Exercise aim | Retype every line from the start of the entries below down to the line with "const py = y => (B - y) / (B - T);", both ends included; skip the pictures.

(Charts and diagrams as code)
= = = = = = =

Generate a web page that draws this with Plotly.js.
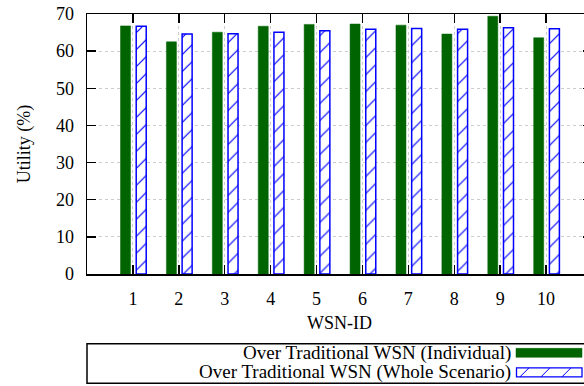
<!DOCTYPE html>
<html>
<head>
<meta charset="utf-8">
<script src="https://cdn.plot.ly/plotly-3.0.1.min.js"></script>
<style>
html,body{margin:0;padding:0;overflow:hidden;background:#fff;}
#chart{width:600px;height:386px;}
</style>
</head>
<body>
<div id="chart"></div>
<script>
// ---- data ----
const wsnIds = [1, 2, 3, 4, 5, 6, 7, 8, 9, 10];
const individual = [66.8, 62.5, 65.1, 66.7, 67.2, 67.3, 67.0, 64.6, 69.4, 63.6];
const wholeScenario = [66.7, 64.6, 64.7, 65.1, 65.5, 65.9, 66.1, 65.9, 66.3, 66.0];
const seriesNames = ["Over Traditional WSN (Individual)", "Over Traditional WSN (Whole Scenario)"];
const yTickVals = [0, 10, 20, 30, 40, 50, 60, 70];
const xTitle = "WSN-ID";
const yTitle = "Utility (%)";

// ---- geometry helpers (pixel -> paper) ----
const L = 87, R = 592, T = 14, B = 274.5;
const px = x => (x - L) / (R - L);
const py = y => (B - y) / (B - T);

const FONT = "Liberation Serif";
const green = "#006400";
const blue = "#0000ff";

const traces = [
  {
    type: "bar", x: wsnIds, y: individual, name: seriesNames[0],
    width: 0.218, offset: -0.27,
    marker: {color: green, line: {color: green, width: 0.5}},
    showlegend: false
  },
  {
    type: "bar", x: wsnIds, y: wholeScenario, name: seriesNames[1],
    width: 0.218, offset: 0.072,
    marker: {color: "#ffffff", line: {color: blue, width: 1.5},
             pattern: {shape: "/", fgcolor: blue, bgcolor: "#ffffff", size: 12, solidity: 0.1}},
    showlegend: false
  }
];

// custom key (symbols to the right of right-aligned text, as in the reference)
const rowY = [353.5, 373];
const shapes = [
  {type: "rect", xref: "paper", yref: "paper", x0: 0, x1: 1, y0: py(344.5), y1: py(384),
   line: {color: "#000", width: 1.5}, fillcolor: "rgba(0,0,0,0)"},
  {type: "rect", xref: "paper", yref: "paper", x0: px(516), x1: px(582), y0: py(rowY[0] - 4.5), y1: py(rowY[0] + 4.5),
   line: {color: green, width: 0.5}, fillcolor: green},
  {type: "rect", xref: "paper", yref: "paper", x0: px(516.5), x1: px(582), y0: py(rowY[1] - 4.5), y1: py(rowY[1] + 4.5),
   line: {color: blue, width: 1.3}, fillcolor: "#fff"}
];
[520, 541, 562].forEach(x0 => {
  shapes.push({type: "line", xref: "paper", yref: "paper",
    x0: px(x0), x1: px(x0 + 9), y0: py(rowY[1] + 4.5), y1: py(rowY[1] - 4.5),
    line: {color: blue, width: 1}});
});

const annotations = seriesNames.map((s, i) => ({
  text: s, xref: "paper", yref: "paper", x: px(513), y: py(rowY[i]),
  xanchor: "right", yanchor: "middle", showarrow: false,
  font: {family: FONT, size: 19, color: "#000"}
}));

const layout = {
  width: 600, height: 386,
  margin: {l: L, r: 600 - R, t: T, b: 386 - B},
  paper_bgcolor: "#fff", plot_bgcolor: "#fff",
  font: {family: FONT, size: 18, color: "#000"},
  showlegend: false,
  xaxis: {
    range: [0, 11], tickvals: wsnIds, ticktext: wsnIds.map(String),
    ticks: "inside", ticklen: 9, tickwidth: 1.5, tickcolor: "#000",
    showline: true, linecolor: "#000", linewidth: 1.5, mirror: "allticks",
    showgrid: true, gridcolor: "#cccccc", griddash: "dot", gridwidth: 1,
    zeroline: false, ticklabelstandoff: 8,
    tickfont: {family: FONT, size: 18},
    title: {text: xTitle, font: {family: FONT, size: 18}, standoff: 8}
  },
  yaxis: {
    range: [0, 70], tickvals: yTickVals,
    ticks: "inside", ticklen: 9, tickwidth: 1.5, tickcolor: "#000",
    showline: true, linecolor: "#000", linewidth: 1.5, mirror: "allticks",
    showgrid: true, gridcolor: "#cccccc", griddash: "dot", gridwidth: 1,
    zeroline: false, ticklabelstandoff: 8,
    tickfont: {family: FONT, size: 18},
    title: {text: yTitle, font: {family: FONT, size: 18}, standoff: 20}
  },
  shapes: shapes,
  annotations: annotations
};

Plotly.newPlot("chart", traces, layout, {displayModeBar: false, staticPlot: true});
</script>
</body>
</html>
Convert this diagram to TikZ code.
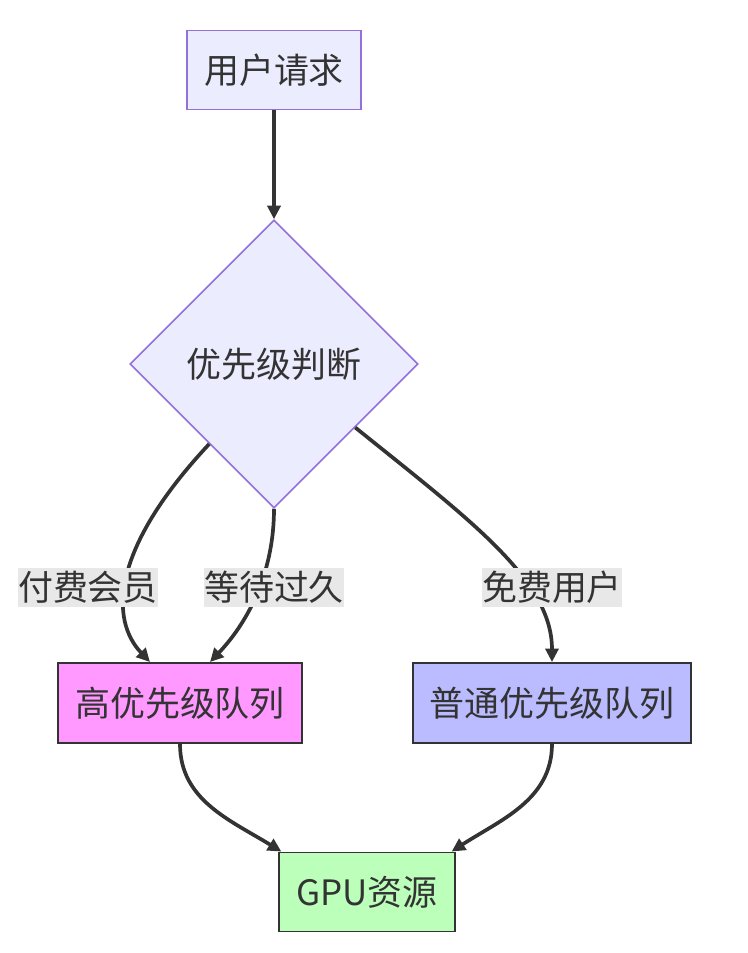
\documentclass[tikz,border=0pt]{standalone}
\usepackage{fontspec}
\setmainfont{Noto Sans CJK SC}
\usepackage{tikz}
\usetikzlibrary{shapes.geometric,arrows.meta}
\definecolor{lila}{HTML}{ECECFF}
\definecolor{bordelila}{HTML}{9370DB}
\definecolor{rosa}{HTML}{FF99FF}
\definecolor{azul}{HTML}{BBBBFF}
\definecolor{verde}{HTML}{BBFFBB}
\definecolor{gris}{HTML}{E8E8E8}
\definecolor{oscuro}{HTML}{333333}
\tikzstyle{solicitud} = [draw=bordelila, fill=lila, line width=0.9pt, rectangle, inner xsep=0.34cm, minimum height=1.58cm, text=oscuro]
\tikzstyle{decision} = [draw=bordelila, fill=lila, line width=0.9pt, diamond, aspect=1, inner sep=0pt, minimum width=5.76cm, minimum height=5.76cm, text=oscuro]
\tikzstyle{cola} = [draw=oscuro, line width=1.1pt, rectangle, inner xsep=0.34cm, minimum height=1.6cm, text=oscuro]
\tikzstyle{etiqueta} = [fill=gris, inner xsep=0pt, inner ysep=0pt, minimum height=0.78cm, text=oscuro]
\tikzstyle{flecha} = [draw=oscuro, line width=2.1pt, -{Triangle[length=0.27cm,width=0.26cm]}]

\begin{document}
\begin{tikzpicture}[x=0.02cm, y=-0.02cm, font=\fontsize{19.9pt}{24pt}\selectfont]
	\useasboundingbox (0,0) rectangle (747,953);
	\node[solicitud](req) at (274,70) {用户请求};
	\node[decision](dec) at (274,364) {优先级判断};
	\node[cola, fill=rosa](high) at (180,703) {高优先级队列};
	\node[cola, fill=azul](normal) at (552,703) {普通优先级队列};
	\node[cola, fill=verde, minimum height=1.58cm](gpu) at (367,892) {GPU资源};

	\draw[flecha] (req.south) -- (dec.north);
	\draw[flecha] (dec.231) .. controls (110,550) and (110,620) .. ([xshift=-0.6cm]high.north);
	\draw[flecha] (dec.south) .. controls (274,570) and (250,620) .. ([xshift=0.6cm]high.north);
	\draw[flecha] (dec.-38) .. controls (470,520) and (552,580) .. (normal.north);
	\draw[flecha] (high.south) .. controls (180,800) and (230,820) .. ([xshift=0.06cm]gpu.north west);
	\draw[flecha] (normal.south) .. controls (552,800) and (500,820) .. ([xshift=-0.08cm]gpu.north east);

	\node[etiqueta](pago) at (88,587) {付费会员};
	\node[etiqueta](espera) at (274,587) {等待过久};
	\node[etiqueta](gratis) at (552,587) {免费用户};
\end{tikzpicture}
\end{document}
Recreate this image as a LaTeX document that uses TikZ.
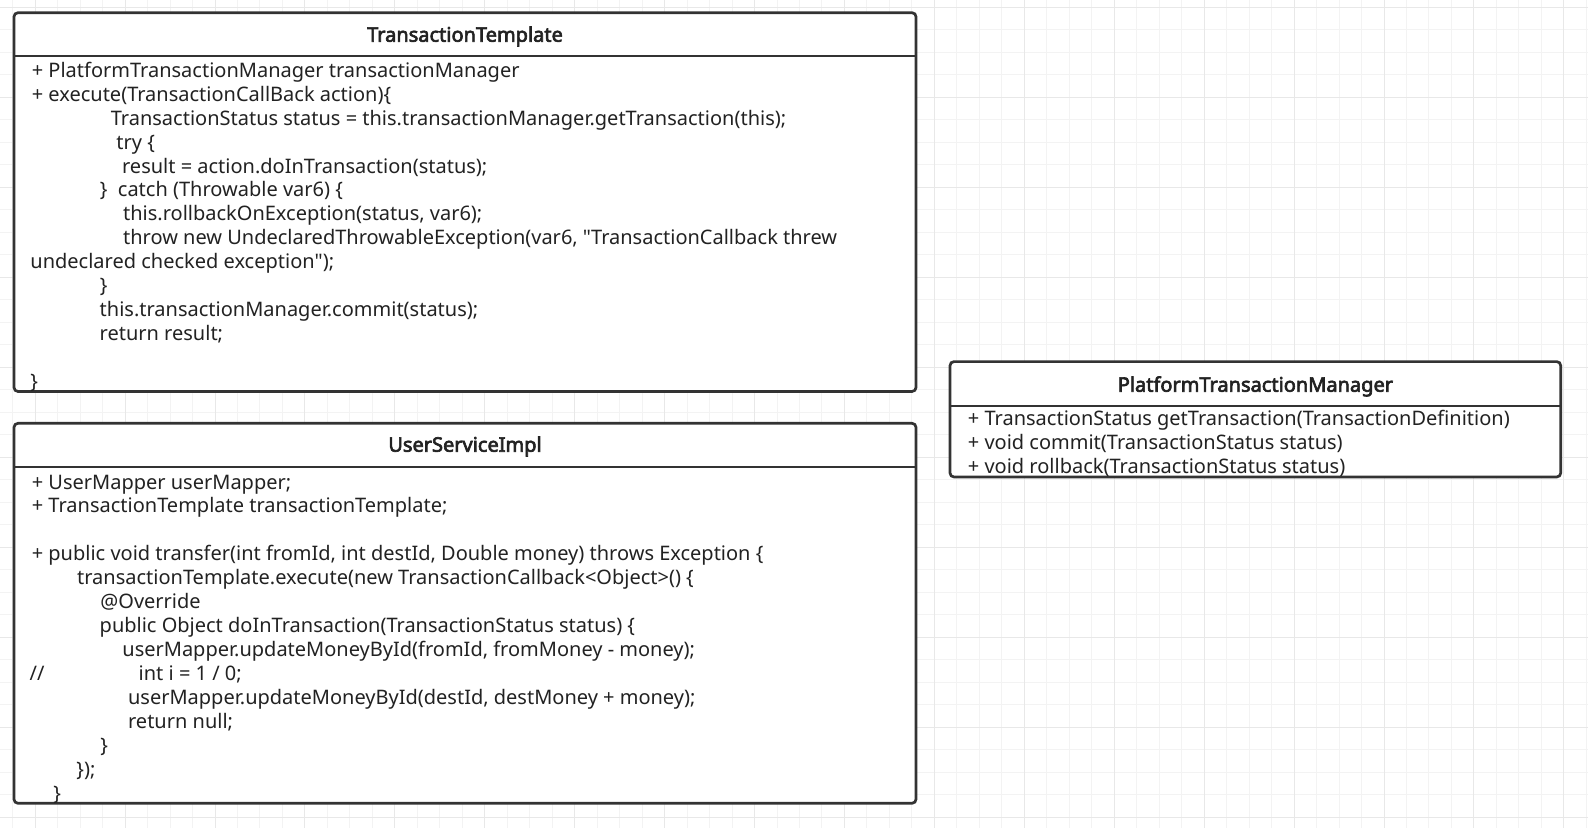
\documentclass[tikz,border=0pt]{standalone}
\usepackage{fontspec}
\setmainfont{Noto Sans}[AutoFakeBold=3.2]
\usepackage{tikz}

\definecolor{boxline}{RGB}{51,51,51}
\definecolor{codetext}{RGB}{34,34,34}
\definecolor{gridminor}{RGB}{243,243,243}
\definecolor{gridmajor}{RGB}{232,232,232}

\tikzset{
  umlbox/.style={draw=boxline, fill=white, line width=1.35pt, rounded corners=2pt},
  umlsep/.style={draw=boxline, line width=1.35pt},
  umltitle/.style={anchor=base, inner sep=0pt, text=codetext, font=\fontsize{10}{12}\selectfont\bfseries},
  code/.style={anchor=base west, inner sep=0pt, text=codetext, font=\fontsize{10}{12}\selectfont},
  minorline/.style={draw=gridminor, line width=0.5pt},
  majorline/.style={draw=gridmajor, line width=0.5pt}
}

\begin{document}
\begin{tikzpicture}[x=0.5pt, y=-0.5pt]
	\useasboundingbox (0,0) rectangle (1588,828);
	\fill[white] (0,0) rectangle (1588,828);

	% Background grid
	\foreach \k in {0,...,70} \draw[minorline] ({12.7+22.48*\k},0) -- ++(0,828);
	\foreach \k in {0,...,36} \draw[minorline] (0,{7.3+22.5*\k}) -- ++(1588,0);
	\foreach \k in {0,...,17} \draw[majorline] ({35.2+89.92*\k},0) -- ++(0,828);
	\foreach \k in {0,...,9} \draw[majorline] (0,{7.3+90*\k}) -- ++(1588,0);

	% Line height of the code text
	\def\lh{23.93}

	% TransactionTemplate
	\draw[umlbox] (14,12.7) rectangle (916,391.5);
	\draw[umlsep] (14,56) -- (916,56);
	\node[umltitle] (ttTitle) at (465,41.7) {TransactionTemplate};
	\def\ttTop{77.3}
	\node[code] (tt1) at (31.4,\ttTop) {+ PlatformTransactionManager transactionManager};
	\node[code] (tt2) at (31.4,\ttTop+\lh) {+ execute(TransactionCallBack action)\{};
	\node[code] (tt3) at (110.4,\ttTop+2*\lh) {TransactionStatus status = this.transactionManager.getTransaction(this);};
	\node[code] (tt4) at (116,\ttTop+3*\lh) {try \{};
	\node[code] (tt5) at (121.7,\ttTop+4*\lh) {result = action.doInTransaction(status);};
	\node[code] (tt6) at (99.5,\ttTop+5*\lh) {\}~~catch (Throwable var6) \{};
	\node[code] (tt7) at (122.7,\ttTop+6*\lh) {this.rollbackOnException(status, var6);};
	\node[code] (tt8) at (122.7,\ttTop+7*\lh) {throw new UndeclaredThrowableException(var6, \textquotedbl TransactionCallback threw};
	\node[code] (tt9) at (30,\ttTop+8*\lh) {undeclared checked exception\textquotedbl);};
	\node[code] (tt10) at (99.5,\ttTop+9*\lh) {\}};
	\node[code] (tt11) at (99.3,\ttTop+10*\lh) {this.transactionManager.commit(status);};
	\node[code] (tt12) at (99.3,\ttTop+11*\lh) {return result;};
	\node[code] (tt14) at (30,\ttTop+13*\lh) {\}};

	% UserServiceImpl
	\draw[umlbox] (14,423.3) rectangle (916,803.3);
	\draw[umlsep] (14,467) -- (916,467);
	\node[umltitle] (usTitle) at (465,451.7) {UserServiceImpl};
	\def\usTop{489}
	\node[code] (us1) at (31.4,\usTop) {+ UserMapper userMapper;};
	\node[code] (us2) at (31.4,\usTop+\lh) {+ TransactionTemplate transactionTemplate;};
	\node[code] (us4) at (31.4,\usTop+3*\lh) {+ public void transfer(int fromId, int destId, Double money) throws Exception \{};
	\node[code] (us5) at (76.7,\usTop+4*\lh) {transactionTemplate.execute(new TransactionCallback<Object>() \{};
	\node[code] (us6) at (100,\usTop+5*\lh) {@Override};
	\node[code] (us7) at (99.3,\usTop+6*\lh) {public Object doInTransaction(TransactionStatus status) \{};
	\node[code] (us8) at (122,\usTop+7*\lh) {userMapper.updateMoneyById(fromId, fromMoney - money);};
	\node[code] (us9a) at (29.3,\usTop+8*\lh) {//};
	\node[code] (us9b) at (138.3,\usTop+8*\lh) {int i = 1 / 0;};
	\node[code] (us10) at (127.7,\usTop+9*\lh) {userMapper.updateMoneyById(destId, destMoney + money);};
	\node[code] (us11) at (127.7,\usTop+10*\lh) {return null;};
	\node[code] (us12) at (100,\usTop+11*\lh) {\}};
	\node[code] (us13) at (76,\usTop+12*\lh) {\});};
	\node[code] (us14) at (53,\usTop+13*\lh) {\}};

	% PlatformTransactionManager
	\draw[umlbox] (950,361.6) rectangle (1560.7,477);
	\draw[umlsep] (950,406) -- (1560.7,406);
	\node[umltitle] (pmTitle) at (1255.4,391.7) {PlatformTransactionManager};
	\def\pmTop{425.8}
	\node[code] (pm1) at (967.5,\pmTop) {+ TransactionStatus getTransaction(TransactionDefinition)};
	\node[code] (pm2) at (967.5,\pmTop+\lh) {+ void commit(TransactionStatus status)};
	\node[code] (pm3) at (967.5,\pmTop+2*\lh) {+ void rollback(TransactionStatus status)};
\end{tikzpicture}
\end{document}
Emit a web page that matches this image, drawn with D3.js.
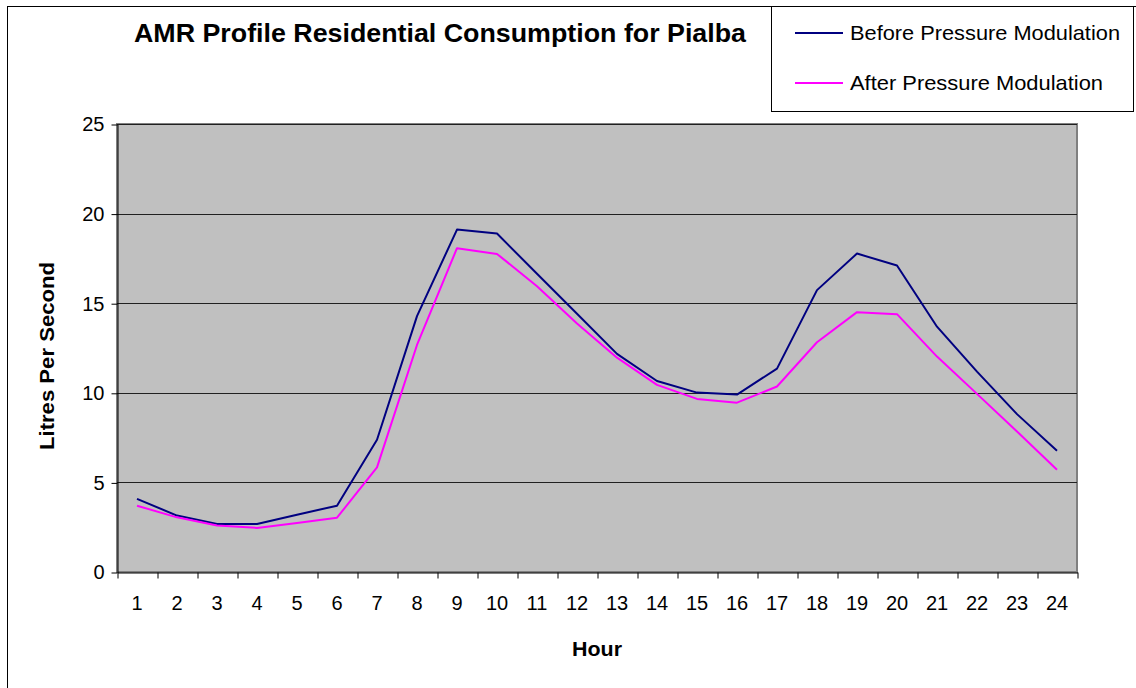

= = = = = = =

Complete output |
Generate a web page that draws this with Plotly.js.
<!DOCTYPE html>
<html>
<head>
<meta charset="utf-8">
<script src="https://cdn.plot.ly/plotly-3.0.1.min.js"></script>
<style>
html,body{margin:0;padding:0;overflow:hidden;background:#fff;}
#chart{width:600px;height:386px;}
</style>
</head>
<body>
<div id="chart"></div>
<script>
// ---- data ----
const wsnIds = [1, 2, 3, 4, 5, 6, 7, 8, 9, 10];
const individual = [66.8, 62.5, 65.1, 66.7, 67.2, 67.3, 67.0, 64.6, 69.4, 63.6];
const wholeScenario = [66.7, 64.6, 64.7, 65.1, 65.5, 65.9, 66.1, 65.9, 66.3, 66.0];
const seriesNames = ["Over Traditional WSN (Individual)", "Over Traditional WSN (Whole Scenario)"];
const yTickVals = [0, 10, 20, 30, 40, 50, 60, 70];
const xTitle = "WSN-ID";
const yTitle = "Utility (%)";

// ---- geometry helpers (pixel -> paper) ----
const L = 87, R = 592, T = 14, B = 274.5;
const px = x => (x - L) / (R - L);
const py = y => (B - y) / (B - T);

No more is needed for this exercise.